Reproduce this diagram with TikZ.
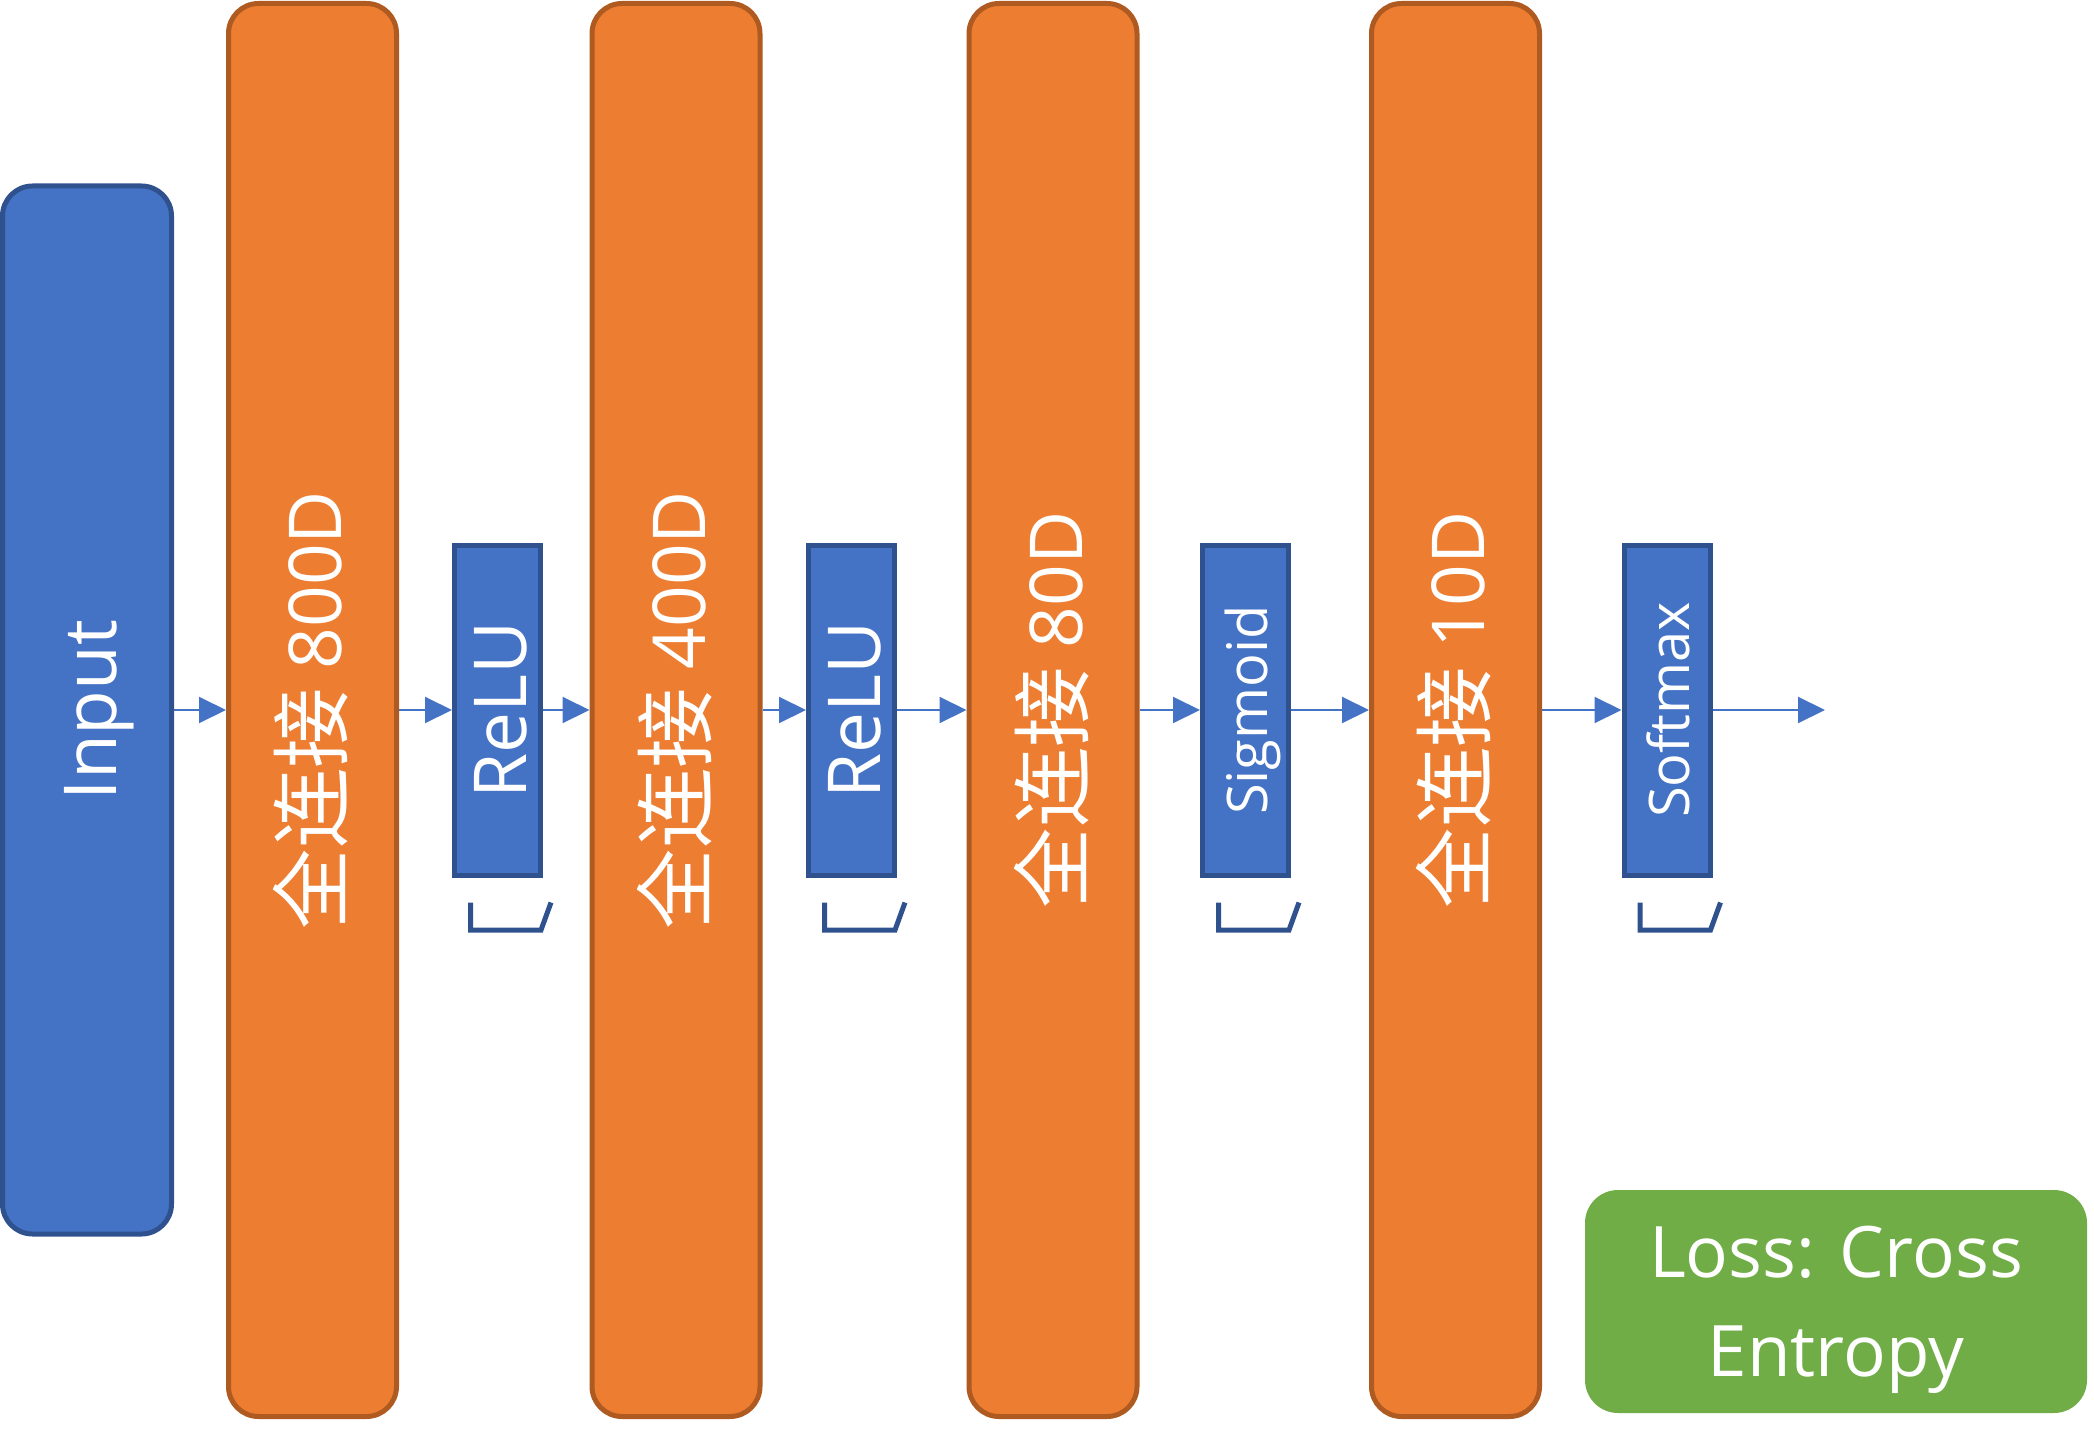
\documentclass[tikz,border=0pt]{standalone}
\usepackage{fontspec}
\usepackage{graphicx}
\setmainfont{Open Sans}
\newfontfamily\cjk{Noto Sans CJK SC}[Scale=1.1]
\usetikzlibrary{arrows.meta}

\definecolor{fcorange}{HTML}{ED7D31}
\definecolor{fcedge}{HTML}{AE5A21}
\definecolor{actblue}{HTML}{4472C4}
\definecolor{actedge}{HTML}{2F528F}
\definecolor{lossgreen}{HTML}{70AD47}

\newcommand{\vtext}[1]{\rotatebox{90}{\raisebox{0pt}[0.8em][0pt]{#1}}}
\newcommand{\bigfont}{\fontsize{73}{98}\selectfont}
\newcommand{\lossfont}{\fontsize{71}{99}\selectfont}
\newcommand{\actfont}{\fontsize{56}{68}\selectfont}

\begin{document}
\begin{tikzpicture}[x=1pt, y=-1pt,
  layer/.style={draw=fcedge, fill=fcorange, line width=5pt, rounded corners=30pt,
    minimum width=168pt, minimum height=1413pt, inner sep=0pt, text=white, font=\bigfont},
  inbox/.style={draw=actedge, fill=actblue, line width=5pt, rounded corners=30pt,
    minimum width=169pt, minimum height=1048pt, inner sep=0pt, text=white, font=\bigfont},
  actbox/.style={draw=actedge, fill=actblue, line width=5pt,
    minimum width=86pt, minimum height=330pt, inner sep=0pt, text=white, font=\bigfont},
  lossbox/.style={fill=lossgreen, rounded corners=33pt, minimum width=502pt,
    minimum height=223pt, align=center, text depth=0pt, text=white, font=\lossfont},
  flow/.style={-{Triangle[length=27pt, width=26pt]}, line width=2pt, draw=actblue},
  bracket/.style={draw=actedge, line width=5pt}]
  \useasboundingbox (0,0) rectangle (2094,1450);
  % Input and fully connected layers
  \node[inbox] (inp) at (87,710) {\vtext{Input}};
  \node[layer] (fc1) at (312.5,710) {\vtext{{\cjk 全连接} 800D}};
  \node[layer] (fc2) at (676,710) {\vtext{{\cjk 全连接} 400D}};
  \node[layer] (fc3) at (1053,710) {\vtext{{\cjk 全连接} 80D}};
  \node[layer] (fc4) at (1455.5,710) {\vtext{{\cjk 全连接} 10D}};
  % Activations
  \node[actbox] (relu1) at (497.5,710) {\vtext{ReLU}};
  \node[actbox] (relu2) at (851.5,710) {\vtext{ReLU}};
  \node[actbox, font=\actfont] (sig) at (1245.5,710) {\vtext{Sigmoid}};
  \node[actbox, font=\actfont] (soft) at (1667,710) {\vtext{Softmax}};
  \coordinate (out) at (1825,710);
  % Loss
  \node[lossbox] (loss) at (1836,1301.5) {Loss: Cross\\Entropy};
  % Connections
  \foreach \a/\b in {inp/fc1, fc1/relu1, relu1/fc2, fc2/relu2, relu2/fc3,
                     fc3/sig, sig/fc4, fc4/soft, soft/out}
    \draw[flow] (\a) -- (\b);
  % Brackets under the activations
  \foreach \n in {relu1, relu2, sig, soft}
    \draw[bracket] ([shift={(18.5,25)}]\n.south west) -- ++(0,27.5) -- ++(70.5,0) -- ++(10,-27.5);
\end{tikzpicture}
\end{document}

■ Directions for this task
Write out each line again precisely as it appears, skipping every picture.

■ Task response
Reproduce this diagram with TikZ.
\documentclass[tikz,border=0pt]{standalone}
\usepackage{fontspec}
\usepackage{graphicx}
\setmainfont{Open Sans}
\newfontfamily\cjk{Noto Sans CJK SC}[Scale=1.1]
\usetikzlibrary{arrows.meta}

\definecolor{fcorange}{HTML}{ED7D31}
\definecolor{fcedge}{HTML}{AE5A21}
\definecolor{actblue}{HTML}{4472C4}
\definecolor{actedge}{HTML}{2F528F}
\definecolor{lossgreen}{HTML}{70AD47}

\newcommand{\vtext}[1]{\rotatebox{90}{\raisebox{0pt}[0.8em][0pt]{#1}}}
\newcommand{\bigfont}{\fontsize{73}{98}\selectfont}
\newcommand{\lossfont}{\fontsize{71}{99}\selectfont}
\newcommand{\actfont}{\fontsize{56}{68}\selectfont}

\begin{document}
\begin{tikzpicture}[x=1pt, y=-1pt,
  layer/.style={draw=fcedge, fill=fcorange, line width=5pt, rounded corners=30pt,
    minimum width=168pt, minimum height=1413pt, inner sep=0pt, text=white, font=\bigfont},
  inbox/.style={draw=actedge, fill=actblue, line width=5pt, rounded corners=30pt,
    minimum width=169pt, minimum height=1048pt, inner sep=0pt, text=white, font=\bigfont},
  actbox/.style={draw=actedge, fill=actblue, line width=5pt,
    minimum width=86pt, minimum height=330pt, inner sep=0pt, text=white, font=\bigfont},
  lossbox/.style={fill=lossgreen, rounded corners=33pt, minimum width=502pt,
    minimum height=223pt, align=center, text depth=0pt, text=white, font=\lossfont},
  flow/.style={-{Triangle[length=27pt, width=26pt]}, line width=2pt, draw=actblue},
  bracket/.style={draw=actedge, line width=5pt}]
  \useasboundingbox (0,0) rectangle (2094,1450);
  % Input and fully connected layers
  \node[inbox] (inp) at (87,710) {\vtext{Input}};
  \node[layer] (fc1) at (312.5,710) {\vtext{{\cjk 全连接} 800D}};
  \node[layer] (fc2) at (676,710) {\vtext{{\cjk 全连接} 400D}};
  \node[layer] (fc3) at (1053,710) {\vtext{{\cjk 全连接} 80D}};
  \node[layer] (fc4) at (1455.5,710) {\vtext{{\cjk 全连接} 10D}};
  % Activations
  \node[actbox] (relu1) at (497.5,710) {\vtext{ReLU}};
  \node[actbox] (relu2) at (851.5,710) {\vtext{ReLU}};
  \node[actbox, font=\actfont] (sig) at (1245.5,710) {\vtext{Sigmoid}};
  \node[actbox, font=\actfont] (soft) at (1667,710) {\vtext{Softmax}};
  \coordinate (out) at (1825,710);
  % Loss
  \node[lossbox] (loss) at (1836,1301.5) {Loss: Cross\\Entropy};
  % Connections
  \foreach \a/\b in {inp/fc1, fc1/relu1, relu1/fc2, fc2/relu2, relu2/fc3,
                     fc3/sig, sig/fc4, fc4/soft, soft/out}
    \draw[flow] (\a) -- (\b);
  % Brackets under the activations
  \foreach \n in {relu1, relu2, sig, soft}
    \draw[bracket] ([shift={(18.5,25)}]\n.south west) -- ++(0,27.5) -- ++(70.5,0) -- ++(10,-27.5);
\end{tikzpicture}
\end{document}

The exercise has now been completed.